───── DATASET EXTRACT
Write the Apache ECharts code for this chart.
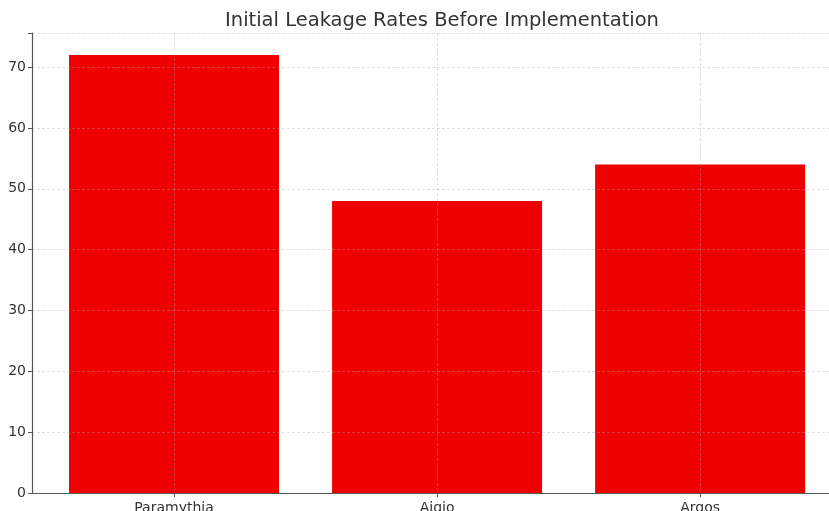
<!DOCTYPE html>
<html>
<head>
<meta charset="utf-8">
<script src="https://cdn.jsdelivr.net/npm/echarts@6/dist/echarts.min.js"></script>
<style>
  html, body { margin: 0; padding: 0; background: #fff; }
  #chart { width: 829px; height: 511px; }
</style>
</head>
<body>
<div id="chart"></div>
<script>
// Initial leakage rate per town
const towns = ['Paramythia', 'Aigio', 'Argos'];
const leakageRates = [72, 48, 54];
const yTicks = [0, 10, 20, 30, 40, 50, 60, 70];

const chart = echarts.init(document.getElementById('chart'), null, { renderer: 'canvas' });
const font = 'DejaVu Sans, sans-serif';
const positions = towns.map((_, i) => i);
const gridLine = { show: true, lineStyle: { color: 'rgba(170,170,170,0.45)', type: [3, 2], width: 0.8 } };

chart.setOption({
  animation: false,
  backgroundColor: '#ffffff',
  title: {
    text: 'Initial Leakage Rates Before Implementation',
    left: 437,
    top: 6,
    textAlign: 'center',
    textStyle: { fontFamily: font, fontSize: 19.5, fontWeight: 'normal', color: '#333333' }
  },
  grid: { left: 32, right: 0, top: 33, bottom: 18, containLabel: false, outerBoundsMode: 'none' },
  xAxis: {
    type: 'value',
    min: -0.54,
    max: 2.49,
    axisLine: { show: true, onZero: false, lineStyle: { color: '#555555', width: 1.2 } },
    axisTick: { show: true, customValues: positions, length: 4, lineStyle: { color: '#555555' } },
    axisLabel: {
      customValues: positions,
      formatter: v => towns[Math.round(v)],
      margin: 8,
      fontFamily: font, fontSize: 14, color: '#333333'
    },
    splitLine: gridLine
  },
  yAxis: {
    type: 'value',
    min: 0,
    max: 75.6,
    interval: 10,
    axisLine: { show: true, onZero: false, lineStyle: { color: '#555555', width: 1.2 } },
    axisTick: { show: true, length: 4, lineStyle: { color: '#555555' } },
    axisLabel: {
      customValues: yTicks,
      margin: 6,
      fontFamily: font, fontSize: 14, color: '#333333'
    },
    splitLine: gridLine
  },
  series: [{
    type: 'bar',
    z: -1,
    barWidth: 210,
    itemStyle: { color: '#ee0000' },
    data: towns.map((_, i) => [i, leakageRates[i]])
  }]
});
</script>
</body>
</html>
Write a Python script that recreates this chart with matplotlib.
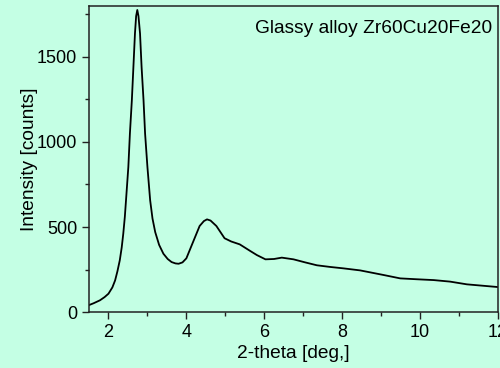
──────────
* _WHAT YOU SHOULD DO_
Output the data above without changes, apart from leaving out the pictures.

* _THE SOLUTION_
Write the Apache ECharts code for this chart.
<!DOCTYPE html>
<html>
<head>
<meta charset="utf-8">
<script src="https://cdn.jsdelivr.net/npm/echarts@6/dist/echarts.min.js"></script>
<style>
  html, body { margin: 0; padding: 0; background: #fff; }
  #chart { width: 829px; height: 511px; }
</style>
</head>
<body>
<div id="chart"></div>
<script>
// Initial leakage rate per town
const towns = ['Paramythia', 'Aigio', 'Argos'];
const leakageRates = [72, 48, 54];
const yTicks = [0, 10, 20, 30, 40, 50, 60, 70];

const chart = echarts.init(document.getElementById('chart'), null, { renderer: 'canvas' });
const font = 'DejaVu Sans, sans-serif';
const positions = towns.map((_, i) => i);
const gridLine = { show: true, lineStyle: { color: 'rgba(170,170,170,0.45)', type: [3, 2], width: 0.8 } };

chart.setOption({
  animation: false,
  backgroundColor: '#ffffff',
  title: {
    text: 'Initial Leakage Rates Before Implementation',
    left: 437,
    top: 6,
    textAlign: 'center',
    textStyle: { fontFamily: font, fontSize: 19.5, fontWeight: 'normal', color: '#333333' }
  },
  grid: { left: 32, right: 0, top: 33, bottom: 18, containLabel: false, outerBoundsMode: 'none' },
  xAxis: {
    type: 'value',
    min: -0.54,
    max: 2.49,
    axisLine: { show: true, onZero: false, lineStyle: { color: '#555555', width: 1.2 } },
    axisTick: { show: true, customValues: positions, length: 4, lineStyle: { color: '#555555' } },
    axisLabel: {
      customValues: positions,
      formatter: v => towns[Math.round(v)],
      margin: 8,
      fontFamily: font, fontSize: 14, color: '#333333'
    },
    splitLine: gridLine
  },
  yAxis: {
    type: 'value',
    min: 0,
    max: 75.6,
    interval: 10,
    axisLine: { show: true, onZero: false, lineStyle: { color: '#555555', width: 1.2 } },
    axisTick: { show: true, length: 4, lineStyle: { color: '#555555' } },
    axisLabel: {
      customValues: yTicks,
      margin: 6,
      fontFamily: font, fontSize: 14, color: '#333333'
    },
    splitLine: gridLine
  },
  series: [{
    type: 'bar',
    z: -1,
    barWidth: 210,
    itemStyle: { color: '#ee0000' },
    data: towns.map((_, i) => [i, leakageRates[i]])
  }]
});
</script>
</body>
</html>
Write a Python script that recreates this chart with matplotlib.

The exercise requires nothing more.